▶ **Written request**
Output the full listing below exactly as it reads, and skip anything that is a picture.
BEGIN Dataset extract
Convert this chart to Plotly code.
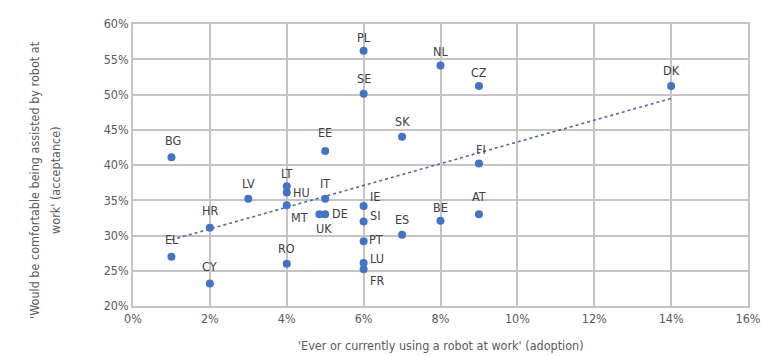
import numpy as np
import plotly.graph_objects as go

countries = ["BG", "PL", "SE", "EE", "SK", "NL", "CZ", "DK", "FI", "AT", "BE",
             "EL", "CY", "HR", "LV", "LT", "HU", "MT", "RO", "IT", "DE", "UK",
             "IE", "SI", "PT", "LU", "FR", "ES"]
adoption = [1.0, 6.0, 6.0, 5.0, 7.0, 8.0, 9.0, 14.0, 9.0, 9.0, 8.0,
            1.0, 2.0, 2.0, 3.0, 4.0, 4.0, 4.0, 4.0, 5.0, 5.0, 4.85,
            6.0, 6.0, 6.0, 6.0, 6.0, 7.0]
acceptance = [41.1, 56.2, 50.1, 42.0, 44.0, 54.1, 51.2, 51.2, 40.2, 33.0, 32.1,
              27.0, 23.2, 31.1, 35.2, 37.0, 36.1, 34.3, 26.0, 35.2, 33.0, 33.0,
              34.2, 32.0, 29.2, 26.1, 25.2, 30.1]
# label offsets (px) relative to each point (style only)
label_pos = {"BG": (2, 17), "PL": (0, 13), "SE": (0, 15), "EE": (0, 18),
             "SK": (0, 15), "NL": (0, 14), "CZ": (0, 14), "DK": (0, 16),
             "FI": (2, 14), "AT": (0, 18), "BE": (0, 13), "EL": (1, 17),
             "CY": (0, 17), "HR": (0, 17), "LV": (0, 15), "LT": (0, 13),
             "HU": (15, 0), "MT": (13, -12), "RO": (0, 15), "IT": (0, 15),
             "DE": (15, 1), "UK": (5, -14), "IE": (11, 9), "SI": (11, 6),
             "PT": (12, 2), "LU": (13, 5), "FR": (13, -11), "ES": (0, 15)}

x_ticks = [0, 2, 4, 6, 8, 10, 12, 14, 16]
y_ticks = [20, 25, 30, 35, 40, 45, 50, 55, 60]

x_title = "'Ever or currently using a robot at work' (adoption)"
y_title_lines = ["'Would be comfortable being assisted by robot at",
                 "work' (acceptance)"]

font_family = "DejaVu Sans Condensed, Liberation Sans Narrow, Liberation Sans, sans-serif"
gray = "#595959"
fs = 12.5

# linear trendline over the data
slope, intercept = np.polyfit(adoption, acceptance, 1)
tx = [min(adoption), max(adoption)]
ty = [slope * v + intercept for v in tx]

fig = go.Figure()
fig.add_trace(go.Scatter(x=tx, y=ty, mode="lines",
                         line=dict(color="#4a6aa8", width=1.6, dash="dot"),
                         hoverinfo="skip", showlegend=False))
fig.add_trace(go.Scatter(x=adoption, y=acceptance, mode="markers",
                         marker=dict(color="#4472C4", size=8),
                         showlegend=False))

for c, xv, yv in zip(countries, adoption, acceptance):
    dx, dy = label_pos.get(c, (0, 14))
    fig.add_annotation(x=xv, y=yv, text=c, showarrow=False,
                       xshift=dx, yshift=dy,
                       font=dict(family=font_family, size=fs, color="#404040"))

for i, line in enumerate(y_title_lines):
    fig.add_annotation(xref="paper", yref="paper", x=0, y=0.447,
                       xanchor="center", yanchor="middle",
                       xshift=-98 + 21 * i, textangle=-90,
                       text=line, showarrow=False,
                       font=dict(family=font_family, size=fs, color=gray))

fig.add_annotation(xref="paper", yref="paper", x=0.5, y=0,
                   xanchor="center", yanchor="middle", yshift=-39,
                   text=x_title, showarrow=False,
                   font=dict(family=font_family, size=fs, color=gray))

fig.update_layout(
    width=761, height=356,
    margin=dict(l=133, r=13, t=24, b=50, autoexpand=False),
    paper_bgcolor="white", plot_bgcolor="white",
    font=dict(family=font_family, size=fs, color=gray),
)
fig.update_xaxes(range=[0, 16], tickvals=x_ticks,
                 ticktext=[f"{v}%" for v in x_ticks],
                 showgrid=True, gridcolor="#c4c4c4", gridwidth=1.6,
                 showline=True, linecolor="#c4c4c4", linewidth=1.6, mirror=True,
                 zeroline=False, ticks="", automargin=False,
                 ticklabeloverflow="allow")
fig.update_yaxes(range=[20, 60], tickvals=y_ticks,
                 ticktext=[f"{v}%" for v in y_ticks],
                 showgrid=True, gridcolor="#c4c4c4", gridwidth=1.6,
                 showline=True, linecolor="#c4c4c4", linewidth=1.6, mirror=True,
                 zeroline=False, ticks="", automargin=False)

fig.write_html("out.html", config={"displayModeBar": False},
               post_script="document.body.style.margin='0';document.body.style.overflow='hidden';")
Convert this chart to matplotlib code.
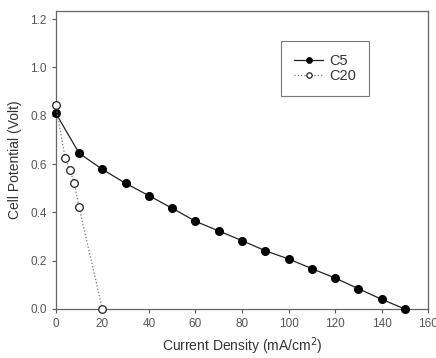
import matplotlib
matplotlib.use('Agg')
from matplotlib import pyplot as plt

# data
c5_x = [0, 10, 20, 30, 40, 50, 60, 70, 80, 90, 100, 110, 120, 130, 140, 150]
c5_y = [0.81, 0.645, 0.578, 0.52, 0.469, 0.417, 0.363, 0.323, 0.283, 0.241,
        0.207, 0.167, 0.128, 0.084, 0.040, 0.0]
c20_x = [0, 4, 6, 8, 10, 20]
c20_y = [0.845, 0.625, 0.575, 0.52, 0.42, 0.0]

x_ticks = [0, 20, 40, 60, 80, 100, 120, 140, 160]
y_ticks = [0.0, 0.2, 0.4, 0.6, 0.8, 1.0, 1.2]

plt.rcParams['font.family'] = ['Liberation Sans', 'DejaVu Sans']
txt = '#333333'

fig = plt.figure(figsize=(4.36, 3.58), dpi=100)
ax = fig.add_axes([0.128, 0.137, 0.854, 0.832])

ax.plot(c5_x, c5_y, '-', color='#222222', lw=0.9, marker='o', ms=5.5,
        mfc='black', mec='black', label='C5', zorder=3, clip_on=False)
ax.plot(c20_x, c20_y, ':', color='#777777', lw=0.9, marker='o', ms=5.5,
        mfc='white', mec='#222222', mew=0.9, label='C20', zorder=4, clip_on=False)

ax.set_xlim(0, 160)
ax.set_ylim(0, 1.233)
ax.set_xticks(x_ticks)
ax.set_yticks(y_ticks)
ax.set_yticklabels([f'{v:.1f}' for v in y_ticks])
ax.tick_params(direction='out', length=3, width=0.8, color='#555555',
               labelsize=8.5, labelcolor='#555555', top=False, right=False)
for s in ax.spines.values():
    s.set_color('#666666')
    s.set_linewidth(0.9)

ax.set_xlabel('Current Density (mA/cm$^2$)', fontsize=10, color=txt, labelpad=4)
ax.set_ylabel('Cell Potential (Volt)', fontsize=10, color=txt, labelpad=6)

leg = ax.legend(loc='upper left', bbox_to_anchor=(0.605, 0.90), borderaxespad=0,
                fontsize=10.5, frameon=True, fancybox=False, edgecolor='#555555',
                handlelength=2.0, handletextpad=0.4, borderpad=0.9,
                labelspacing=0.05, markerscale=0.7)
leg.get_frame().set_linewidth(0.8)
for t in leg.get_texts():
    t.set_color(txt)

fig.savefig('out.png', dpi=100)
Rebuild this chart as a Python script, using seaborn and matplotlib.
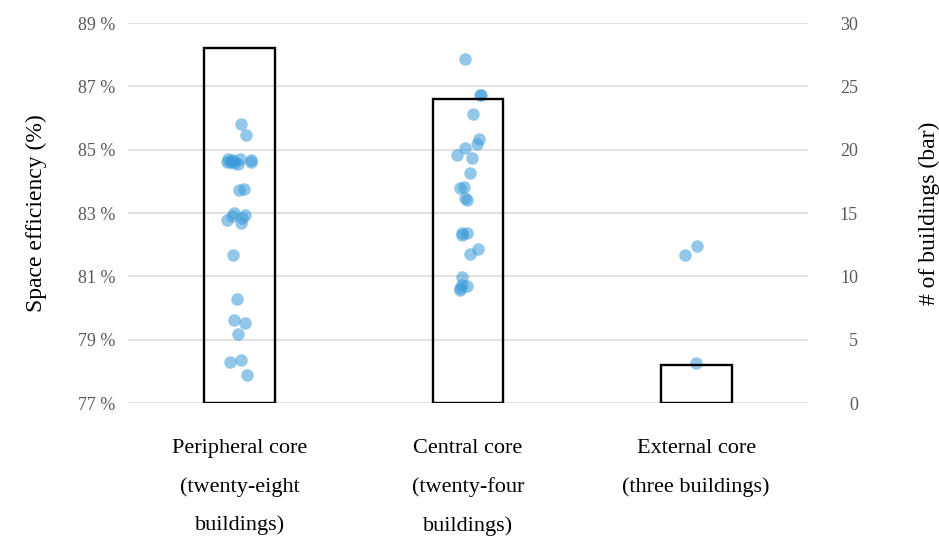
END Dataset extract
▶ **Result for this task**
Convert this chart to Plotly code.
import numpy as np
import plotly.graph_objects as go

countries = ["BG", "PL", "SE", "EE", "SK", "NL", "CZ", "DK", "FI", "AT", "BE",
             "EL", "CY", "HR", "LV", "LT", "HU", "MT", "RO", "IT", "DE", "UK",
             "IE", "SI", "PT", "LU", "FR", "ES"]
adoption = [1.0, 6.0, 6.0, 5.0, 7.0, 8.0, 9.0, 14.0, 9.0, 9.0, 8.0,
            1.0, 2.0, 2.0, 3.0, 4.0, 4.0, 4.0, 4.0, 5.0, 5.0, 4.85,
            6.0, 6.0, 6.0, 6.0, 6.0, 7.0]
acceptance = [41.1, 56.2, 50.1, 42.0, 44.0, 54.1, 51.2, 51.2, 40.2, 33.0, 32.1,
              27.0, 23.2, 31.1, 35.2, 37.0, 36.1, 34.3, 26.0, 35.2, 33.0, 33.0,
              34.2, 32.0, 29.2, 26.1, 25.2, 30.1]
# label offsets (px) relative to each point (style only)
label_pos = {"BG": (2, 17), "PL": (0, 13), "SE": (0, 15), "EE": (0, 18),
             "SK": (0, 15), "NL": (0, 14), "CZ": (0, 14), "DK": (0, 16),
             "FI": (2, 14), "AT": (0, 18), "BE": (0, 13), "EL": (1, 17),
             "CY": (0, 17), "HR": (0, 17), "LV": (0, 15), "LT": (0, 13),
             "HU": (15, 0), "MT": (13, -12), "RO": (0, 15), "IT": (0, 15),
             "DE": (15, 1), "UK": (5, -14), "IE": (11, 9), "SI": (11, 6),
             "PT": (12, 2), "LU": (13, 5), "FR": (13, -11), "ES": (0, 15)}

x_ticks = [0, 2, 4, 6, 8, 10, 12, 14, 16]
y_ticks = [20, 25, 30, 35, 40, 45, 50, 55, 60]

x_title = "'Ever or currently using a robot at work' (adoption)"
y_title_lines = ["'Would be comfortable being assisted by robot at",
                 "work' (acceptance)"]

font_family = "DejaVu Sans Condensed, Liberation Sans Narrow, Liberation Sans, sans-serif"
gray = "#595959"
fs = 12.5

# linear trendline over the data
slope, intercept = np.polyfit(adoption, acceptance, 1)
tx = [min(adoption), max(adoption)]
ty = [slope * v + intercept for v in tx]

fig = go.Figure()
fig.add_trace(go.Scatter(x=tx, y=ty, mode="lines",
                         line=dict(color="#4a6aa8", width=1.6, dash="dot"),
                         hoverinfo="skip", showlegend=False))
fig.add_trace(go.Scatter(x=adoption, y=acceptance, mode="markers",
                         marker=dict(color="#4472C4", size=8),
                         showlegend=False))

for c, xv, yv in zip(countries, adoption, acceptance):
    dx, dy = label_pos.get(c, (0, 14))
    fig.add_annotation(x=xv, y=yv, text=c, showarrow=False,
                       xshift=dx, yshift=dy,
                       font=dict(family=font_family, size=fs, color="#404040"))

for i, line in enumerate(y_title_lines):
    fig.add_annotation(xref="paper", yref="paper", x=0, y=0.447,
                       xanchor="center", yanchor="middle",
                       xshift=-98 + 21 * i, textangle=-90,
                       text=line, showarrow=False,
                       font=dict(family=font_family, size=fs, color=gray))

fig.add_annotation(xref="paper", yref="paper", x=0.5, y=0,
                   xanchor="center", yanchor="middle", yshift=-39,
                   text=x_title, showarrow=False,
                   font=dict(family=font_family, size=fs, color=gray))

fig.update_layout(
    width=761, height=356,
    margin=dict(l=133, r=13, t=24, b=50, autoexpand=False),
    paper_bgcolor="white", plot_bgcolor="white",
    font=dict(family=font_family, size=fs, color=gray),
)
fig.update_xaxes(range=[0, 16], tickvals=x_ticks,
                 ticktext=[f"{v}%" for v in x_ticks],
                 showgrid=True, gridcolor="#c4c4c4", gridwidth=1.6,
                 showline=True, linecolor="#c4c4c4", linewidth=1.6, mirror=True,
                 zeroline=False, ticks="", automargin=False,
                 ticklabeloverflow="allow")
fig.update_yaxes(range=[20, 60], tickvals=y_ticks,
                 ticktext=[f"{v}%" for v in y_ticks],
                 showgrid=True, gridcolor="#c4c4c4", gridwidth=1.6,
                 showline=True, linecolor="#c4c4c4", linewidth=1.6, mirror=True,
                 zeroline=False, ticks="", automargin=False)

fig.write_html("out.html", config={"displayModeBar": False},
               post_script="document.body.style.margin='0';document.body.style.overflow='hidden';")
Convert this chart to matplotlib code.
import matplotlib
matplotlib.use('Agg')
from matplotlib import pyplot as plt

# data
c5_x = [0, 10, 20, 30, 40, 50, 60, 70, 80, 90, 100, 110, 120, 130, 140, 150]
c5_y = [0.81, 0.645, 0.578, 0.52, 0.469, 0.417, 0.363, 0.323, 0.283, 0.241,
        0.207, 0.167, 0.128, 0.084, 0.040, 0.0]
c20_x = [0, 4, 6, 8, 10, 20]
c20_y = [0.845, 0.625, 0.575, 0.52, 0.42, 0.0]

x_ticks = [0, 20, 40, 60, 80, 100, 120, 140, 160]
y_ticks = [0.0, 0.2, 0.4, 0.6, 0.8, 1.0, 1.2]

plt.rcParams['font.family'] = ['Liberation Sans', 'DejaVu Sans']
txt = '#333333'

fig = plt.figure(figsize=(4.36, 3.58), dpi=100)
ax = fig.add_axes([0.128, 0.137, 0.854, 0.832])

ax.plot(c5_x, c5_y, '-', color='#222222', lw=0.9, marker='o', ms=5.5,
        mfc='black', mec='black', label='C5', zorder=3, clip_on=False)
ax.plot(c20_x, c20_y, ':', color='#777777', lw=0.9, marker='o', ms=5.5,
        mfc='white', mec='#222222', mew=0.9, label='C20', zorder=4, clip_on=False)

ax.set_xlim(0, 160)
ax.set_ylim(0, 1.233)
ax.set_xticks(x_ticks)
ax.set_yticks(y_ticks)
ax.set_yticklabels([f'{v:.1f}' for v in y_ticks])
ax.tick_params(direction='out', length=3, width=0.8, color='#555555',
               labelsize=8.5, labelcolor='#555555', top=False, right=False)
for s in ax.spines.values():
    s.set_color('#666666')
    s.set_linewidth(0.9)

ax.set_xlabel('Current Density (mA/cm$^2$)', fontsize=10, color=txt, labelpad=4)
ax.set_ylabel('Cell Potential (Volt)', fontsize=10, color=txt, labelpad=6)

leg = ax.legend(loc='upper left', bbox_to_anchor=(0.605, 0.90), borderaxespad=0,
                fontsize=10.5, frameon=True, fancybox=False, edgecolor='#555555',
                handlelength=2.0, handletextpad=0.4, borderpad=0.9,
                labelspacing=0.05, markerscale=0.7)
leg.get_frame().set_linewidth(0.8)
for t in leg.get_texts():
    t.set_color(txt)

fig.savefig('out.png', dpi=100)
Rebuild this chart as a Python script, using seaborn and matplotlib.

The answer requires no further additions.